For a player, the five types are a buying decision. For a brand, distributor, or club building its own line, they become production decisions, and each one carries a cost and a tradeoff. Shape decides which open mold or custom frame you start from. The face is a fiberglass, 3K, 12K, 18K, or hybrid layup. The core is an EVA density, or FOAM. The surface is glossy, matte, sand, or textured. Weight and balance set the target weight window and where the mold places mass.

This is the stack we work through with brands: pick the shapes for the target market, set the face and core by price tier and player level, choose a surface that balances spin against wear, and lock a weight window the factory can repeat batch to batch. Art Pickleball builds custom padel rackets across round, teardrop, and diamond frames, with fiberglass and 3K, 12K, and 18K carbon faces, soft, medium, and hard EVA cores, and glossy, matte, sand, and textured finishes, with in-house testing for fatigue, frame stress, impact, and shot. One boundary worth stating plainly: in-house testing checks durability and consistency, not legality. Rackets meant for sanctioned play are built to meet the sport’s equipment rules set by the International Padel Federation, and official approval is a separate step from a factory’s own testing.

The bottom line is that there is no single best padel racket type, only the combination that fits the player. Set the shape for the sweet spot you want, the face and core for the feel, the surface for spin and wear, and the weight for comfort. Get those five right and the racket disappears in a good way: you stop thinking about it and start playing.

If you are planning a padel line rather than buying a single racket, the useful next step is to write down the target market, the shapes you want, a face and core direction by price tier, a surface finish, and a weight window, then pressure-test that against sampling and reorder reality. Share it as a project brief and our team can turn it into custom padel rackets with the branding, packaging, and testing plan to match.

FAQs

Which padel racket shape is best for beginners?

Round. A round racket balances low and centers the sweet spot, so it is the most forgiving and easiest to control while you build technique. You can move to a teardrop later if you want more power.

Is a carbon or fiberglass padel racket better?

Neither is better overall; they suit different players. Fiberglass flexes more and feels softer, more comfortable, and more forgiving, which helps beginners and players with arm issues. Carbon is stiffer and gives more power, precision, and durability, which suits stronger, more aggressive players.

What weight padel racket should I use?

Most adult rackets sit roughly between 350 and 375 grams. Lighter rackets are easier to swing and kinder to the arm, while heavier rackets add power but tire you faster. If you are new to the sport or have any elbow history, choose lighter.
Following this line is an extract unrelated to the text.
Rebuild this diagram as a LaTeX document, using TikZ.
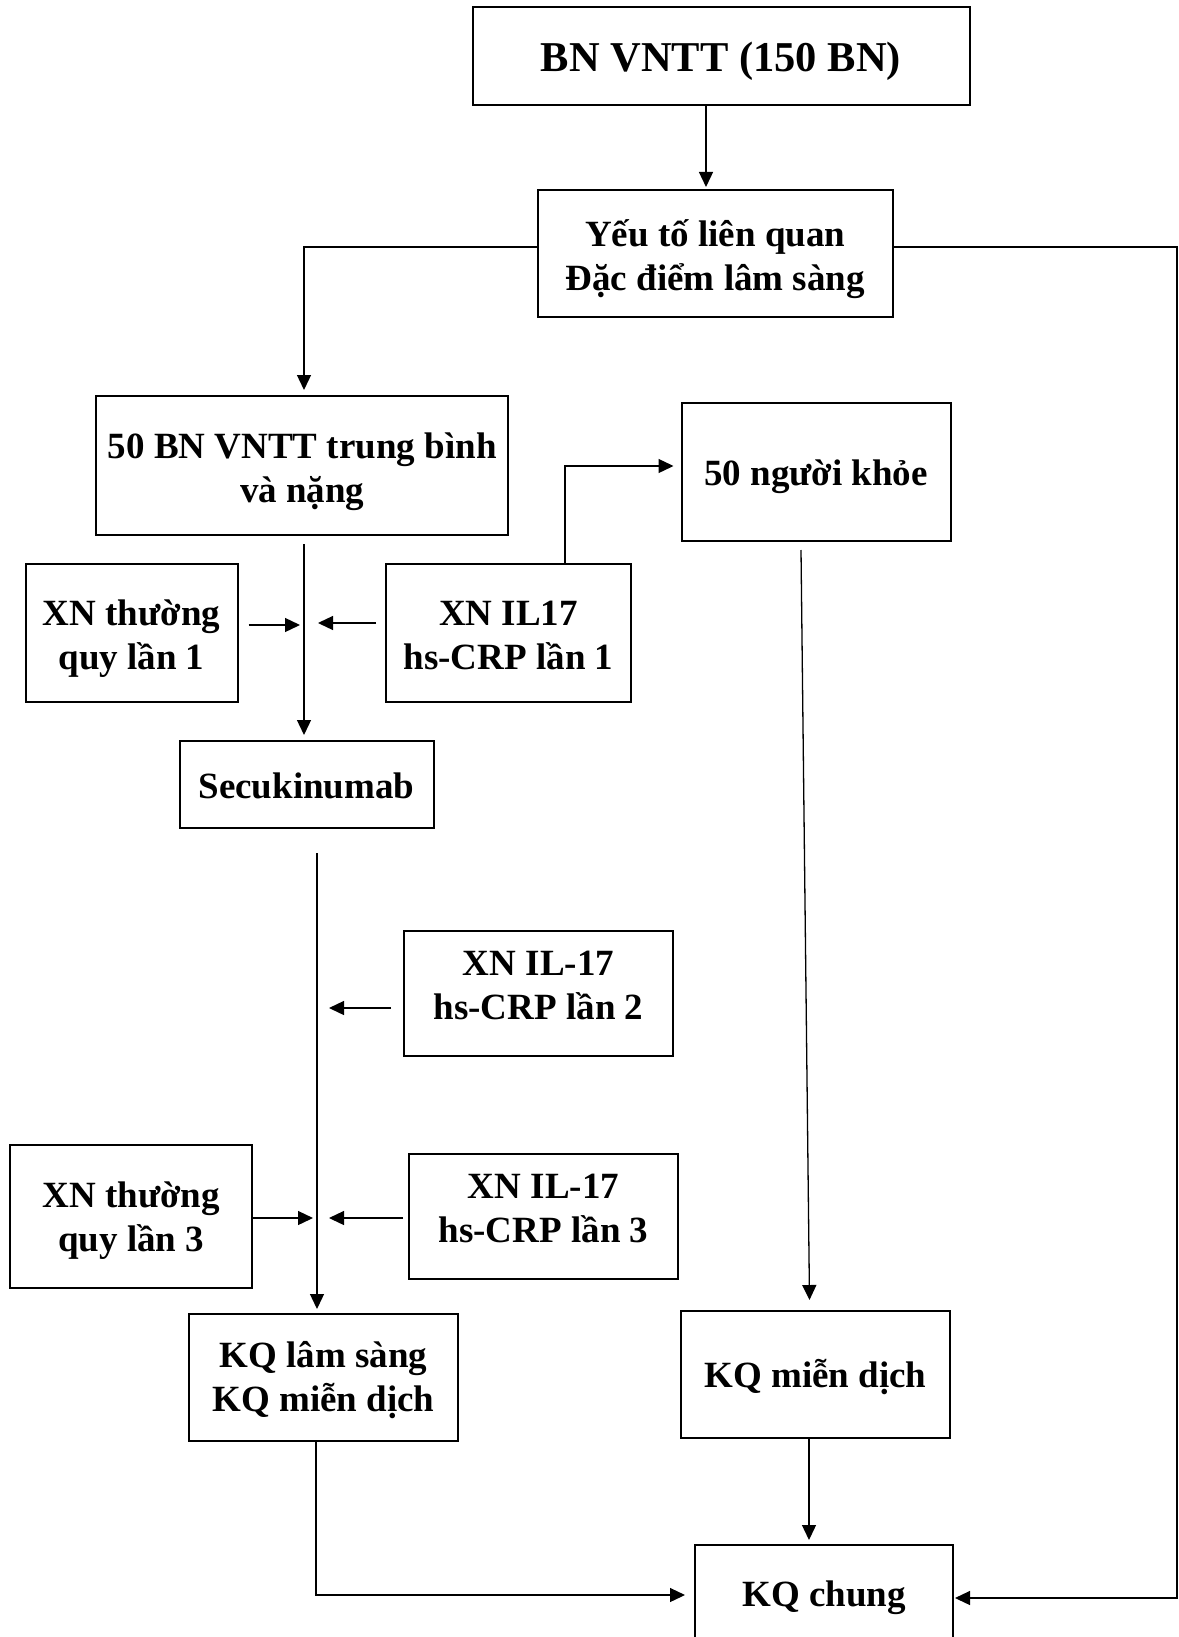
\documentclass[tikz,border=0pt]{standalone}
\usepackage{fontspec}
\setmainfont{Liberation Serif}
\usetikzlibrary{arrows.meta,calc}
% text block pushed down (first arg) or up (second arg) inside its box
\newcommand\tx[3]{\raisebox{0pt}[\dimexpr\height+#1*2\relax][\dimexpr\depth+#2*2\relax]{\begin{tabular}{@{}c@{}}#3\end{tabular}}}
\begin{document}
\begin{tikzpicture}[x=1pt,y=-1pt,
  box/.style={draw,line width=2pt,inner sep=0pt,font=\bfseries\fontsize{37}{44}\selectfont},
  conn/.style={line width=1.3pt},
  arr/.style={conn,-{Triangle[length=15pt,width=14pt]}}]
\useasboundingbox (0,0) rectangle (1178,1637);
% boxes
\node[box,minimum width=497pt,minimum height=98pt,font=\bfseries\fontsize{42.5}{50}\selectfont] (b1) at (721,56) {\tx{6pt}{0pt}{BN VNTT (150 BN)}};
\node[box,minimum width=355pt,minimum height=127pt] (b2) at (715.3,253.5) {\tx{6pt}{0pt}{Yếu tố liên quan\\Đặc điểm lâm sàng}};
\node[box,minimum width=412pt,minimum height=139pt] (b3) at (302.3,465.5) {\tx{6pt}{0pt}{50 BN VNTT trung bình\\và nặng}};
\node[box,minimum width=269pt,minimum height=138pt] (bk) at (816,472) {\tx{5pt}{0pt}{50 người khỏe}};
\node[box,minimum width=212pt,minimum height=138pt] (x1) at (131.5,633.4) {\tx{5pt}{0pt}{XN thường\\quy lần 1}};
\node[box,minimum width=245pt,minimum height=138pt] (i1) at (508.5,633.4) {\tx{5pt}{0pt}{XN IL17\\hs-CRP lần 1}};
\node[box,minimum width=254pt,minimum height=87pt] (sec) at (306.5,784.5) {\tx{5pt}{0pt}{Secukinumab}};
\node[box,minimum width=269pt,minimum height=125pt] (i2) at (538.5,993.4) {\tx{0pt}{5pt}{XN IL-17\\hs-CRP lần 2}};
\node[box,minimum width=242pt,minimum height=143pt] (x3) at (131.3,1216.5) {\tx{4pt}{0pt}{XN thường\\quy lần 3}};
\node[box,minimum width=269pt,minimum height=125pt] (i3) at (543.5,1216.5) {\tx{0pt}{5pt}{XN IL-17\\hs-CRP lần 3}};
\node[box,minimum width=269pt,minimum height=127pt] (kq1) at (323.5,1377.5) {\tx{3pt}{0pt}{KQ lâm sàng\\KQ miễn dịch}};
\node[box,minimum width=269pt,minimum height=127pt] (kqm) at (815.5,1374.5) {\tx{4pt}{0pt}{KQ miễn dịch}};
\node[box,minimum width=258pt,minimum height=106pt] (kqc) at (824,1598) {\tx{0pt}{0pt}{KQ chung}};
% helper coordinates
\coordinate (cA) at (706,0);
\coordinate (cB) at (304,247);
\coordinate (cC) at (1177,247);
\coordinate (e1) at (300,625);
\coordinate (e2) at (318,623);
\coordinate (f) at (565,466);
\coordinate (g) at (317,0);
\coordinate (h2) at (329,1008);
\coordinate (h3) at (313,1218);
\coordinate (h4) at (329,1218);
\coordinate (k) at (316,1595);
\coordinate (m) at (809,0);
% connectors
\draw[arr,shorten >=2pt] (cA |- b1.south) -- (cA |- b2.north);
\draw[arr,shorten >=5pt] (cB -| b2.west) -- (cB) -- (cB |- b3.north);
\draw[arr,shorten >=1pt] (cC -| b2.east) -- (cC) -- (cC |- kqc.east) -- (kqc.east);
\draw[arr,shorten <=8pt,shorten >=5pt] (cB |- b3.south) -- (cB |- sec.north);
\draw[arr,shorten <=10pt] (e1 -| x1.east) -- (e1);
\draw[arr,shorten <=9pt] (e2 -| i1.west) -- (e2);
\draw[arr,shorten >=7pt] (f |- i1.north) -- (f) -- (f -| bk.west);
\draw[arr,shorten <=24pt,shorten >=4pt] (g |- sec.south) -- (g |- kq1.north);
\draw[arr,shorten <=12pt] (h2 -| i2.west) -- (h2);
\draw[arr] (h3 -| x3.east) -- (h3);
\draw[arr,shorten <=5pt] (h4 -| i3.west) -- (h4);
\draw[arr,shorten >=9pt] (k |- kq1.south) -- (k) -- (k -| kqc.west);
\draw[arr] ([xshift=-15pt,yshift=-8pt]bk.south) -- ([xshift=-6pt,yshift=10pt]kqm.north);
\draw[arr,shorten >=4pt] (m |- kqm.south) -- (m |- kqc.north);
\end{tikzpicture}
\end{document}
Does a rough racket surface actually add spin?

It helps a little. A textured or sand surface grabs the ball more for slice and topspin, but technique matters more than texture, and a rough surface smooths down with use, so the effect fades over time.

What are the holes in a padel racket for?

Padel rackets are solid and stringless, and the holes drilled through the face reduce weight and air drag so the racket swings faster. The hole pattern also fine-tunes stiffness and where the sweet spot sits, so it is part of the design rather than just decoration.

What padel racket type is best for power players?

A diamond shape with a high balance, a hard EVA core, and a stiff carbon face gives the most power. It is also the least forgiving setup, so it pays off only when your swing speed and timing can use it.